> **Given instruction**: Give back exactly the lines from the beginning of the listing below to the line holding "1.69, 1.43, 1.18];", both ends included; the pictures stay out.

> **Source data**:
## START

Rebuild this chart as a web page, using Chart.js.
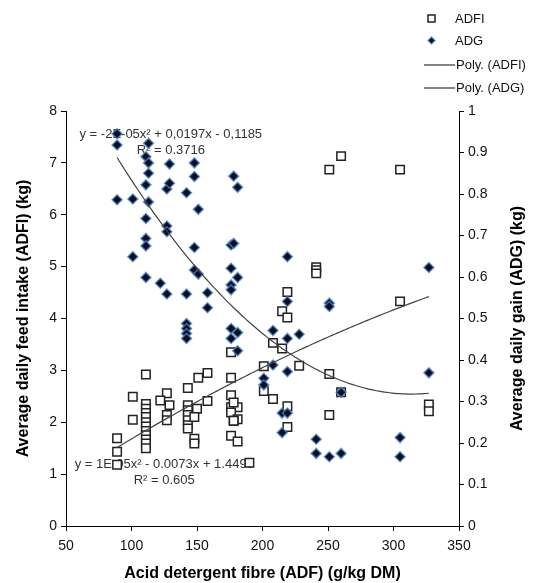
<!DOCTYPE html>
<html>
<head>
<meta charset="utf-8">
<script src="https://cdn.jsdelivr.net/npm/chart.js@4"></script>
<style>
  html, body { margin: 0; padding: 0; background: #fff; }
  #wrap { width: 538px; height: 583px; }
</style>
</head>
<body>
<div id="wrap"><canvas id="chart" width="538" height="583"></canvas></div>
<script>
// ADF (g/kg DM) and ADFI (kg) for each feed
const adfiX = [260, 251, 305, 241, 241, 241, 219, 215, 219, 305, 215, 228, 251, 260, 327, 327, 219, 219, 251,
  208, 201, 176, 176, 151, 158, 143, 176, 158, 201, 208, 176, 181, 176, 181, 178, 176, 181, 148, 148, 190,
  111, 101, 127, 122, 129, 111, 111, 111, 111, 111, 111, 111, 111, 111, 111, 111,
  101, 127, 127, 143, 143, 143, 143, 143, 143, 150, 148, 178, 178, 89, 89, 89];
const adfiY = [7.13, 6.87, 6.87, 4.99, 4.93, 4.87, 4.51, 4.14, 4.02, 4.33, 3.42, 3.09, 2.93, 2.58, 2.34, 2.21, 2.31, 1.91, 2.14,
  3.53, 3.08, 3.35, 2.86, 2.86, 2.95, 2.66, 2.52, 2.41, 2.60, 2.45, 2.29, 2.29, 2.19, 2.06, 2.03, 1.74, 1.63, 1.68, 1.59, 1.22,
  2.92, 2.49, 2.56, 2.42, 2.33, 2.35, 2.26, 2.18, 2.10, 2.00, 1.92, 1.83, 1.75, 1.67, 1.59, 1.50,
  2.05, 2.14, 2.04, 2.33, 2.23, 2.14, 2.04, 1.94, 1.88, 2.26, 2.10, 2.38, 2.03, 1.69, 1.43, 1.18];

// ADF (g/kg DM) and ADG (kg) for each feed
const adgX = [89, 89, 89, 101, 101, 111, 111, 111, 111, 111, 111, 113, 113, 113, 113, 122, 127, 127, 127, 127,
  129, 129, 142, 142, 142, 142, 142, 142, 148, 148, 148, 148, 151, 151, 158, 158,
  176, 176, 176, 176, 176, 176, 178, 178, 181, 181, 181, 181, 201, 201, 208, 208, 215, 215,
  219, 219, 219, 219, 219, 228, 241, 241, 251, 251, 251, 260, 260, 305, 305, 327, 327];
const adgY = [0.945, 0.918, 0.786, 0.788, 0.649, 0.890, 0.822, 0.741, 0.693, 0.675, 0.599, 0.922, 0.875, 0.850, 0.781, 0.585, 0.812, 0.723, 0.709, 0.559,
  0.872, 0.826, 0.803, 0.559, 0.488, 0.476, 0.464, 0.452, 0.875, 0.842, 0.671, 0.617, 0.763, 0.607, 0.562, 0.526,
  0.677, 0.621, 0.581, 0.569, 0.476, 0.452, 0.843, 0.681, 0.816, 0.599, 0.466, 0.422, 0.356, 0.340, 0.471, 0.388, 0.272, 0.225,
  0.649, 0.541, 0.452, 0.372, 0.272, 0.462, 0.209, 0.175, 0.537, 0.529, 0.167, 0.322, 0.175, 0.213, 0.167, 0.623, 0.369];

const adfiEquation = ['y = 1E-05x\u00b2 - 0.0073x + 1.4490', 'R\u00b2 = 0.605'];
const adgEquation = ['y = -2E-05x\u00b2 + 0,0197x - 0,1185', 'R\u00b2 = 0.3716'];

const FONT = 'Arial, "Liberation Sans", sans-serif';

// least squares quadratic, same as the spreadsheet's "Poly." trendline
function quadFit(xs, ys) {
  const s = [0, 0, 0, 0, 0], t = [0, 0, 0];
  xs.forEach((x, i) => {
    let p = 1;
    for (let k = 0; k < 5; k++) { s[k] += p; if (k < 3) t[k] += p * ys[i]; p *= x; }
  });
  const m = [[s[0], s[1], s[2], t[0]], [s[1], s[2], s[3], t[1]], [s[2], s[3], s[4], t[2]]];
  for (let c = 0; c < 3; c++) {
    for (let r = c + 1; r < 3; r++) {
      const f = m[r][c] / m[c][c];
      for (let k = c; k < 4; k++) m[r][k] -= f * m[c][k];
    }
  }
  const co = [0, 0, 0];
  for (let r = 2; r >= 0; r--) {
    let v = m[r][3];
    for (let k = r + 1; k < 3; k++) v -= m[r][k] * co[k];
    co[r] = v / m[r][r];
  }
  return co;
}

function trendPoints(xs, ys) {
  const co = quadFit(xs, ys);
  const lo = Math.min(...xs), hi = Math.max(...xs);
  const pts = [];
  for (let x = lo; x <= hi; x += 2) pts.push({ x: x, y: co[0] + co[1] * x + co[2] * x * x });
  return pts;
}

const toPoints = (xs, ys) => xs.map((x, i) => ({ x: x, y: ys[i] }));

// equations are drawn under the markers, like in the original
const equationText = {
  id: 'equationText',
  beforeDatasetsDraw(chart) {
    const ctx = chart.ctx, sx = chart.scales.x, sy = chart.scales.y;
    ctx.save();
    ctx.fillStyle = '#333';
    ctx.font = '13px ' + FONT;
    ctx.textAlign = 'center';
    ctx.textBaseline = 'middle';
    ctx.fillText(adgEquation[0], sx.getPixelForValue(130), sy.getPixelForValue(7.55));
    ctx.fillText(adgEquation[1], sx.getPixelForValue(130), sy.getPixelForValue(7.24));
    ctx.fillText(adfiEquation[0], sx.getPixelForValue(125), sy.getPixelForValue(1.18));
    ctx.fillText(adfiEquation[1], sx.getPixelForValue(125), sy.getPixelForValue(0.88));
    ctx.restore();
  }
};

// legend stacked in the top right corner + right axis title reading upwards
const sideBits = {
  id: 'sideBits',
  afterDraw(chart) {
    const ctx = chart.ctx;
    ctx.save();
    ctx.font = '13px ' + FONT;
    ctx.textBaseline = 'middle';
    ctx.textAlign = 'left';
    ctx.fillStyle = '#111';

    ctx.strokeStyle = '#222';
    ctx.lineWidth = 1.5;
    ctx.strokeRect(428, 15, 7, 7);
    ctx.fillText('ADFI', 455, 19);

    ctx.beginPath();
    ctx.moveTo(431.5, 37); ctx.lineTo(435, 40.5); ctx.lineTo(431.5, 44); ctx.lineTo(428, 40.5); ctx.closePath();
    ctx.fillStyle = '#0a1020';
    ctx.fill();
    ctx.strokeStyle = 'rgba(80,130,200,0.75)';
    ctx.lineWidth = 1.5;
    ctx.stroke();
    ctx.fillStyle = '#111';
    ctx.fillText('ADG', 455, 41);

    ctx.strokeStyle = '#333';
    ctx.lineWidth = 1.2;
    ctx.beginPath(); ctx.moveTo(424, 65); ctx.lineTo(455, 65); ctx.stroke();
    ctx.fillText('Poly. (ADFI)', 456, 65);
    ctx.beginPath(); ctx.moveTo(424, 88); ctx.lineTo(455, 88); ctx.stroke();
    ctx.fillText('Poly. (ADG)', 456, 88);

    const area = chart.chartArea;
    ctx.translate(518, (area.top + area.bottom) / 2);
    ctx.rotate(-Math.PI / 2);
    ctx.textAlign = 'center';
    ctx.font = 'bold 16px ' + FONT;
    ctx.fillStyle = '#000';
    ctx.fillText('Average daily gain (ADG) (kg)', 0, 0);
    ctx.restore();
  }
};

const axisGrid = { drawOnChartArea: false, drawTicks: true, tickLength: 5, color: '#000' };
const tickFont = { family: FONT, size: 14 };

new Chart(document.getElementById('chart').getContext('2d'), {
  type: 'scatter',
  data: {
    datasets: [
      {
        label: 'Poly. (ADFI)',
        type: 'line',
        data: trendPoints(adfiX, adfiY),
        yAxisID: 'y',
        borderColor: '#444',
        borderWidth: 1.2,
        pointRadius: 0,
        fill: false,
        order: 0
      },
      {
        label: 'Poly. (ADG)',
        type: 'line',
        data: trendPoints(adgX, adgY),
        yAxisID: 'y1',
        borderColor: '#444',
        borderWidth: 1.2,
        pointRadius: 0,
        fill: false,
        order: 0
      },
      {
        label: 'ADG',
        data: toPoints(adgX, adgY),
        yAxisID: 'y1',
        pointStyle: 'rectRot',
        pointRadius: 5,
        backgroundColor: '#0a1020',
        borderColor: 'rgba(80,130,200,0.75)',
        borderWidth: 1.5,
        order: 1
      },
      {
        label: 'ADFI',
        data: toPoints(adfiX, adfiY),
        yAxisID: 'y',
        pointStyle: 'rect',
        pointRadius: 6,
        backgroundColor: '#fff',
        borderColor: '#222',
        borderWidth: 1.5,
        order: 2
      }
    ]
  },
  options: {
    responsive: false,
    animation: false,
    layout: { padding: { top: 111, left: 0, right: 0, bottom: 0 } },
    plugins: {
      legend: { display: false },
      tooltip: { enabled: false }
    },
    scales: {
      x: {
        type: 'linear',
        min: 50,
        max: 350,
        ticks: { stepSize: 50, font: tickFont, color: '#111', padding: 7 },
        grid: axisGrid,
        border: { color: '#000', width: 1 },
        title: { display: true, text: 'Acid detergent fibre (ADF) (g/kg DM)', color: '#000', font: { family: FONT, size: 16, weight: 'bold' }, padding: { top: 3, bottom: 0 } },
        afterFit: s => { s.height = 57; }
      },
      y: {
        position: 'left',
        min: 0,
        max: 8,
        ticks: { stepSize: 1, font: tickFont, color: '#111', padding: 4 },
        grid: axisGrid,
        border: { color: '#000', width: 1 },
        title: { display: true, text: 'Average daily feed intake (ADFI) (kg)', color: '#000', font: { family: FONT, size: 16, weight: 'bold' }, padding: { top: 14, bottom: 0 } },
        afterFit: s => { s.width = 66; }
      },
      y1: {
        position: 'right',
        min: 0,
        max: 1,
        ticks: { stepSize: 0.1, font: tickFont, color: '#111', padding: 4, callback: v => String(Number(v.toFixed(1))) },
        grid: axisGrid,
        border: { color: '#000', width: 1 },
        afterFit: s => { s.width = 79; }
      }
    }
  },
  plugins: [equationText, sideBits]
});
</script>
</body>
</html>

## END

> **Answer to the task**:
Rebuild this chart as a web page, using Chart.js.
<!DOCTYPE html>
<html>
<head>
<meta charset="utf-8">
<script src="https://cdn.jsdelivr.net/npm/chart.js@4"></script>
<style>
  html, body { margin: 0; padding: 0; background: #fff; }
  #wrap { width: 538px; height: 583px; }
</style>
</head>
<body>
<div id="wrap"><canvas id="chart" width="538" height="583"></canvas></div>
<script>
// ADF (g/kg DM) and ADFI (kg) for each feed
const adfiX = [260, 251, 305, 241, 241, 241, 219, 215, 219, 305, 215, 228, 251, 260, 327, 327, 219, 219, 251,
  208, 201, 176, 176, 151, 158, 143, 176, 158, 201, 208, 176, 181, 176, 181, 178, 176, 181, 148, 148, 190,
  111, 101, 127, 122, 129, 111, 111, 111, 111, 111, 111, 111, 111, 111, 111, 111,
  101, 127, 127, 143, 143, 143, 143, 143, 143, 150, 148, 178, 178, 89, 89, 89];
const adfiY = [7.13, 6.87, 6.87, 4.99, 4.93, 4.87, 4.51, 4.14, 4.02, 4.33, 3.42, 3.09, 2.93, 2.58, 2.34, 2.21, 2.31, 1.91, 2.14,
  3.53, 3.08, 3.35, 2.86, 2.86, 2.95, 2.66, 2.52, 2.41, 2.60, 2.45, 2.29, 2.29, 2.19, 2.06, 2.03, 1.74, 1.63, 1.68, 1.59, 1.22,
  2.92, 2.49, 2.56, 2.42, 2.33, 2.35, 2.26, 2.18, 2.10, 2.00, 1.92, 1.83, 1.75, 1.67, 1.59, 1.50,
  2.05, 2.14, 2.04, 2.33, 2.23, 2.14, 2.04, 1.94, 1.88, 2.26, 2.10, 2.38, 2.03, 1.69, 1.43, 1.18];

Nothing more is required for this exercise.